▸ WHAT YOU NEED TO DO:
Give back the full listing, character for character, with no pictures.

▸ SOURCE MATERIAL:
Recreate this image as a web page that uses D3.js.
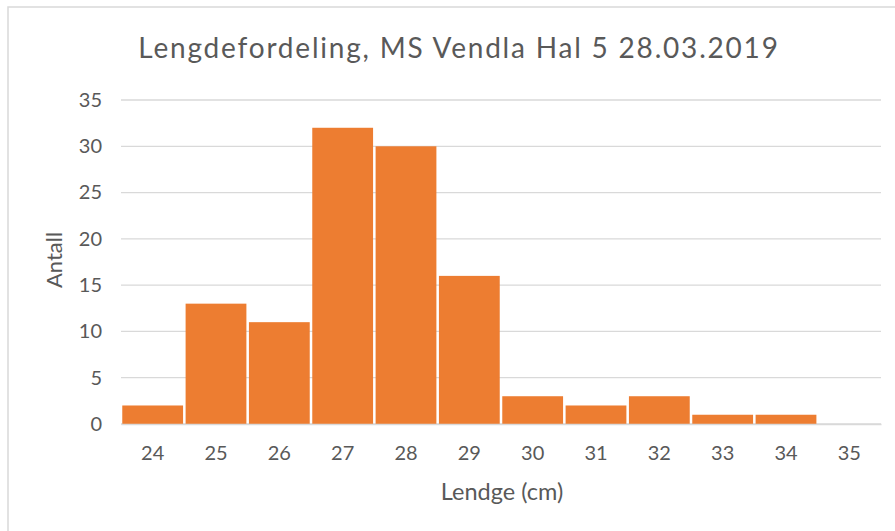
<!DOCTYPE html>
<html>
<head>
<meta charset="utf-8">
<script src="https://cdn.jsdelivr.net/npm/d3@7"></script>
<style>
  body { margin: 0; background: #fff; }
  text { font-family: Lato, "Open Sans", sans-serif; fill: #595959; }
</style>
</head>
<body>
<svg id="svg-cart"></svg>
<script>
const lengder = ['24', '25', '26', '27', '28', '29', '30', '31', '32', '33', '34', '35'];
const antall = [2, 13, 11, 32, 30, 16, 3, 2, 3, 1, 1, 0];
const yTicks = [0, 5, 10, 15, 20, 25, 30, 35];

const w = 895;
const h = 531;
const plotLeft = 121, plotRight = 881, plotTop = 100, plotBottom = 424;

const svg = d3.select('#svg-cart')
  .attr('width', w)
  .attr('height', h);

// ramme rundt diagrammet
svg.append('rect')
  .attr('x', 8).attr('y', 7)
  .attr('width', w).attr('height', h)
  .style('fill', 'none')
  .style('stroke', '#d9d9d9')
  .style('stroke-width', 1.5);

const escalaX = d3.scaleBand()
  .domain(lengder)
  .range([plotLeft, plotRight])
  .paddingInner(0.04)
  .paddingOuter(0.02);

const escalaY = d3.scaleLinear()
  .domain([0, 35])
  .range([plotBottom, plotTop]);

// rutenett
svg.append('g')
  .selectAll('line')
  .data(yTicks)
  .enter()
  .append('line')
  .attr('x1', plotLeft).attr('x2', plotRight)
  .attr('y1', d => escalaY(d)).attr('y2', d => escalaY(d))
  .style('stroke', '#d9d9d9')
  .style('stroke-width', 1.3);

svg.append('g')
  .selectAll('rect')
  .data(antall)
  .enter()
  .append('rect')
  .attr('x', (d, i) => escalaX(lengder[i]))
  .attr('width', escalaX.bandwidth())
  .attr('y', d => escalaY(d))
  .attr('height', d => escalaY(0) - escalaY(d))
  .style('fill', '#ed7d31');

const ejeY = d3.axisLeft(escalaY).tickValues(yTicks).tickSize(0).tickPadding(19);
const gY = svg.append('g')
  .attr('transform', 'translate(' + plotLeft + ', 0)')
  .call(ejeY);
gY.select('.domain').remove();
gY.selectAll('text').style('font-size', '20px').style('fill', '#595959');

const ejeX = d3.axisBottom(escalaX).tickSize(0).tickPadding(22);
const gX = svg.append('g')
  .attr('transform', 'translate(0, ' + plotBottom + ')')
  .call(ejeX);
gX.select('.domain').style('stroke', '#d9d9d9').style('stroke-width', 1.5);
gX.selectAll('text').style('font-size', '20px').style('fill', '#595959');

svg.append('text')
  .attr('x', 459).attr('y', 58)
  .attr('text-anchor', 'middle')
  .style('font-size', '28px')
  .style('letter-spacing', '1.8px')
  .text('Lengdefordeling, MS Vendla Hal 5 28.03.2019');

svg.append('text')
  .attr('transform', 'translate(62, 260) rotate(-90)')
  .attr('text-anchor', 'middle')
  .style('font-size', '22px')
  .text('Antall');

svg.append('text')
  .attr('x', 502).attr('y', 500)
  .attr('text-anchor', 'middle')
  .style('font-size', '23.5px')
  .text('Lendge (cm)');
</script>
</body>
</html>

▸ COMPLETED EXERCISE:
Recreate this image as a web page that uses D3.js.
<!DOCTYPE html>
<html>
<head>
<meta charset="utf-8">
<script src="https://cdn.jsdelivr.net/npm/d3@7"></script>
<style>
  body { margin: 0; background: #fff; }
  text { font-family: Lato, "Open Sans", sans-serif; fill: #595959; }
</style>
</head>
<body>
<svg id="svg-cart"></svg>
<script>
const lengder = ['24', '25', '26', '27', '28', '29', '30', '31', '32', '33', '34', '35'];
const antall = [2, 13, 11, 32, 30, 16, 3, 2, 3, 1, 1, 0];
const yTicks = [0, 5, 10, 15, 20, 25, 30, 35];

const w = 895;
const h = 531;
const plotLeft = 121, plotRight = 881, plotTop = 100, plotBottom = 424;

const svg = d3.select('#svg-cart')
  .attr('width', w)
  .attr('height', h);

// ramme rundt diagrammet
svg.append('rect')
  .attr('x', 8).attr('y', 7)
  .attr('width', w).attr('height', h)
  .style('fill', 'none')
  .style('stroke', '#d9d9d9')
  .style('stroke-width', 1.5);

const escalaX = d3.scaleBand()
  .domain(lengder)
  .range([plotLeft, plotRight])
  .paddingInner(0.04)
  .paddingOuter(0.02);

const escalaY = d3.scaleLinear()
  .domain([0, 35])
  .range([plotBottom, plotTop]);

// rutenett
svg.append('g')
  .selectAll('line')
  .data(yTicks)
  .enter()
  .append('line')
  .attr('x1', plotLeft).attr('x2', plotRight)
  .attr('y1', d => escalaY(d)).attr('y2', d => escalaY(d))
  .style('stroke', '#d9d9d9')
  .style('stroke-width', 1.3);

svg.append('g')
  .selectAll('rect')
  .data(antall)
  .enter()
  .append('rect')
  .attr('x', (d, i) => escalaX(lengder[i]))
  .attr('width', escalaX.bandwidth())
  .attr('y', d => escalaY(d))
  .attr('height', d => escalaY(0) - escalaY(d))
  .style('fill', '#ed7d31');

const ejeY = d3.axisLeft(escalaY).tickValues(yTicks).tickSize(0).tickPadding(19);
const gY = svg.append('g')
  .attr('transform', 'translate(' + plotLeft + ', 0)')
  .call(ejeY);
gY.select('.domain').remove();
gY.selectAll('text').style('font-size', '20px').style('fill', '#595959');

const ejeX = d3.axisBottom(escalaX).tickSize(0).tickPadding(22);
const gX = svg.append('g')
  .attr('transform', 'translate(0, ' + plotBottom + ')')
  .call(ejeX);
gX.select('.domain').style('stroke', '#d9d9d9').style('stroke-width', 1.5);
gX.selectAll('text').style('font-size', '20px').style('fill', '#595959');

svg.append('text')
  .attr('x', 459).attr('y', 58)
  .attr('text-anchor', 'middle')
  .style('font-size', '28px')
  .style('letter-spacing', '1.8px')
  .text('Lengdefordeling, MS Vendla Hal 5 28.03.2019');

svg.append('text')
  .attr('transform', 'translate(62, 260) rotate(-90)')
  .attr('text-anchor', 'middle')
  .style('font-size', '22px')
  .text('Antall');

svg.append('text')
  .attr('x', 502).attr('y', 500)
  .attr('text-anchor', 'middle')
  .style('font-size', '23.5px')
  .text('Lendge (cm)');
</script>
</body>
</html>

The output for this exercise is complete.